*TO BE DONE*
Find each line holding "this" and copy it out.

-- Start of SUPPLIED DATA --

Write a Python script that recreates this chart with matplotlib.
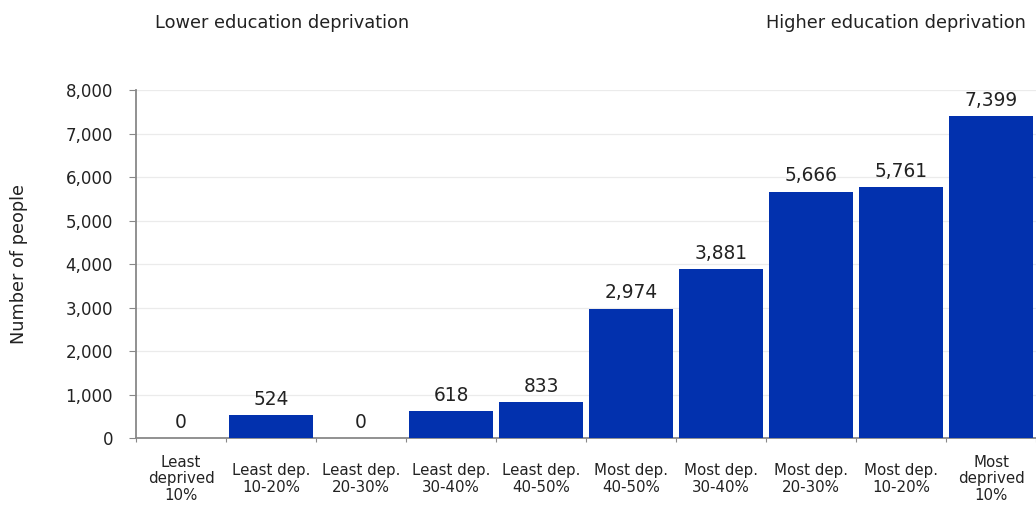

-- End of SUPPLIED DATA --
-- Start of SUPPLIED DATA --

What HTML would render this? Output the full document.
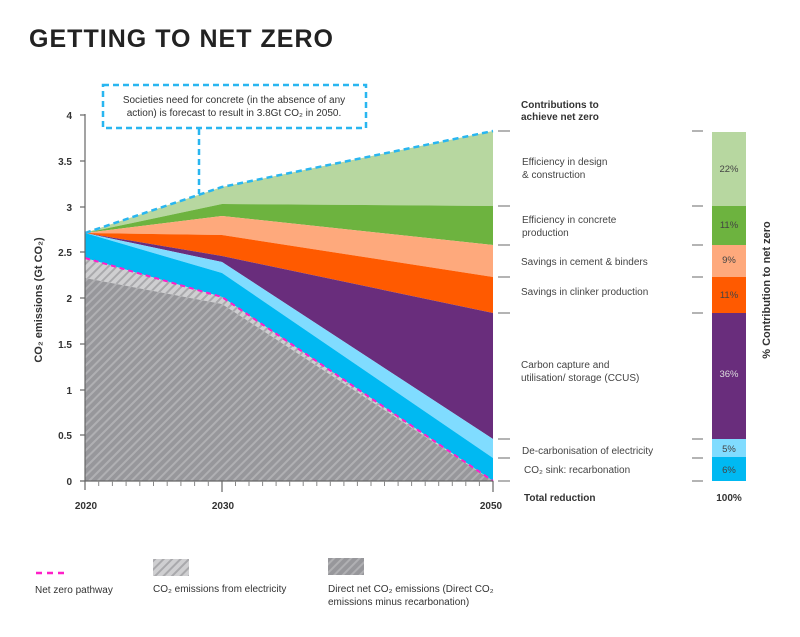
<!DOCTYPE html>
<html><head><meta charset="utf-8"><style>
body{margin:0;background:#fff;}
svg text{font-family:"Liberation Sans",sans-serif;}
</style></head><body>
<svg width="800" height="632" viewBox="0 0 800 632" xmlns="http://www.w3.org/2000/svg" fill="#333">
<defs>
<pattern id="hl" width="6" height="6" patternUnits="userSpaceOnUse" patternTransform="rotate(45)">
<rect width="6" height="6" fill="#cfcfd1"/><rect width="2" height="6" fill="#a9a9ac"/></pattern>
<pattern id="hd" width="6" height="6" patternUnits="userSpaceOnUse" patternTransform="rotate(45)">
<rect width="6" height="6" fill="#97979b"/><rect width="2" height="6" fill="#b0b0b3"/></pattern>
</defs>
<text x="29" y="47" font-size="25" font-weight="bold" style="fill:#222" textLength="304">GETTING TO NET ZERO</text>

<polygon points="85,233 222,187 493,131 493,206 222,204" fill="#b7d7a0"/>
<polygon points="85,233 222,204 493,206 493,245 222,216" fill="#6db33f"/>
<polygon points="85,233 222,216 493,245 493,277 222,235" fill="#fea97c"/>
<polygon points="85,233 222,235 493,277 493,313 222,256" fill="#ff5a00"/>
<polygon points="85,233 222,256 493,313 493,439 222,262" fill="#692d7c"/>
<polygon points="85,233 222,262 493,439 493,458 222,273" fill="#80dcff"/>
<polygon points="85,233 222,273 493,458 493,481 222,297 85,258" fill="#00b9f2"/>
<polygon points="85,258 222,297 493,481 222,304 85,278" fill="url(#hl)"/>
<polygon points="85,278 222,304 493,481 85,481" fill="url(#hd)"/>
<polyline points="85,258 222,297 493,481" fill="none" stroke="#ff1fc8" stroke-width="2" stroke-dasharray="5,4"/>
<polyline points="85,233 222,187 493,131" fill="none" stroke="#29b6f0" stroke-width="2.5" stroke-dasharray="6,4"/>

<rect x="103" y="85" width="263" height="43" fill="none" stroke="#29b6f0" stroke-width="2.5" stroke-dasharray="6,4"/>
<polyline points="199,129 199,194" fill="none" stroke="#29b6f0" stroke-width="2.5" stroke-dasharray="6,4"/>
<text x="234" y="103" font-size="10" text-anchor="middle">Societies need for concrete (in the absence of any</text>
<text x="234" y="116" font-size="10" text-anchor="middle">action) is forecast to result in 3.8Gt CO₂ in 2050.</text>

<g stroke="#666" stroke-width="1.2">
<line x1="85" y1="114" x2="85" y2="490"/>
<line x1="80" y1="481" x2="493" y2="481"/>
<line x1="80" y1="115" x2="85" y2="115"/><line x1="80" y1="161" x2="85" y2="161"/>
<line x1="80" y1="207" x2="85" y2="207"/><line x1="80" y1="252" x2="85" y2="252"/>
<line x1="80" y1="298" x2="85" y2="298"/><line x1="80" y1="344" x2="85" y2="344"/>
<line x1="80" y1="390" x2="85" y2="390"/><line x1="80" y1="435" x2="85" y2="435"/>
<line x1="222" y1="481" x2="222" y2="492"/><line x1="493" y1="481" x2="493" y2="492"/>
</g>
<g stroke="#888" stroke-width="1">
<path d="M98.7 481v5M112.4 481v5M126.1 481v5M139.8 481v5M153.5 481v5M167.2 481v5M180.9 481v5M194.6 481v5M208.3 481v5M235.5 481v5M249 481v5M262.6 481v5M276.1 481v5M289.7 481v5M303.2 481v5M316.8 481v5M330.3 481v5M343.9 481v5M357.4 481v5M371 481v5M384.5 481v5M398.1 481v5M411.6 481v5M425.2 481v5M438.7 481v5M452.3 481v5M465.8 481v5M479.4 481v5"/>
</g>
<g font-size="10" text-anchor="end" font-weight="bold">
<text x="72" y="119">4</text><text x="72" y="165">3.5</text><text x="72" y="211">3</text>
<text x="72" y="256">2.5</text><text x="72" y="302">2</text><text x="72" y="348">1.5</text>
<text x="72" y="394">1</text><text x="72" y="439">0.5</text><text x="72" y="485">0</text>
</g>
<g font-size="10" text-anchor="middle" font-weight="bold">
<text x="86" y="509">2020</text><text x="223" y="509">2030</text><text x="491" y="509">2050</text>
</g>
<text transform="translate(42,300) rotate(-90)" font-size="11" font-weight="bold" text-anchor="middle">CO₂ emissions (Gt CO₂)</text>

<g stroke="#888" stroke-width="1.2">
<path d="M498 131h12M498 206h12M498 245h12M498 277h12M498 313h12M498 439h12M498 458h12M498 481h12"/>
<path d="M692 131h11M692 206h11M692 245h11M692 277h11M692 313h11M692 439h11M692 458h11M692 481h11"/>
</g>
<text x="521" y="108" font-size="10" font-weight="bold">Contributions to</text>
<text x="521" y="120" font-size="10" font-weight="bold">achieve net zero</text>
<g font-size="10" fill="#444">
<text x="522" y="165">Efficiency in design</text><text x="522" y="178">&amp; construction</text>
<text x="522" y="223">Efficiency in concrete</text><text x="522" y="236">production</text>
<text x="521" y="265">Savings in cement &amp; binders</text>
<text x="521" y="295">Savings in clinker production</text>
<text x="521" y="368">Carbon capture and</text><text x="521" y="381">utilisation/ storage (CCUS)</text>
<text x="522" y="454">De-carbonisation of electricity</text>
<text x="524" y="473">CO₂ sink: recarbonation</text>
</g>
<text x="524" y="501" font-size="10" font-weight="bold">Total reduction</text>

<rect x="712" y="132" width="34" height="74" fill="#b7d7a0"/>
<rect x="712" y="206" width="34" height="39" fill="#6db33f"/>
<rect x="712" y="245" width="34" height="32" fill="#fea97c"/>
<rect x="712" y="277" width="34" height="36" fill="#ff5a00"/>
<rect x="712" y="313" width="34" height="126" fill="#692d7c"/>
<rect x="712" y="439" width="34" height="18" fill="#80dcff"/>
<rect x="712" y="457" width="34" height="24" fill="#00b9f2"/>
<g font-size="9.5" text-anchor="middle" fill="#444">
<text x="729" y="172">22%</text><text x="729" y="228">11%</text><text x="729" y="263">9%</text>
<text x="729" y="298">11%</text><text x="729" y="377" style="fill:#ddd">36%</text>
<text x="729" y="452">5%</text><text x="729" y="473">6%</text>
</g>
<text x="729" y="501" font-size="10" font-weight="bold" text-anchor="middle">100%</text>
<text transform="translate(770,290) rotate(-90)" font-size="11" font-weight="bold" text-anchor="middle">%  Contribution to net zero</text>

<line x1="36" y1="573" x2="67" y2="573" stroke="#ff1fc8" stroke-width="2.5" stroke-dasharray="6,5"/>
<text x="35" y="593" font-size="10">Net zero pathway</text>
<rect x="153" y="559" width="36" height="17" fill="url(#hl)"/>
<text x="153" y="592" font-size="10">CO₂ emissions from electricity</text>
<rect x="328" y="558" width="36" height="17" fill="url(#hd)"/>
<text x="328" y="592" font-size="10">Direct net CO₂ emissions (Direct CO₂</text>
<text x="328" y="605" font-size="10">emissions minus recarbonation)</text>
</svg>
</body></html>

-- End of SUPPLIED DATA --

*CORRECT RESPONSE*
Write a Python script that recreates this chart with matplotlib.
What HTML would render this? Output the full document.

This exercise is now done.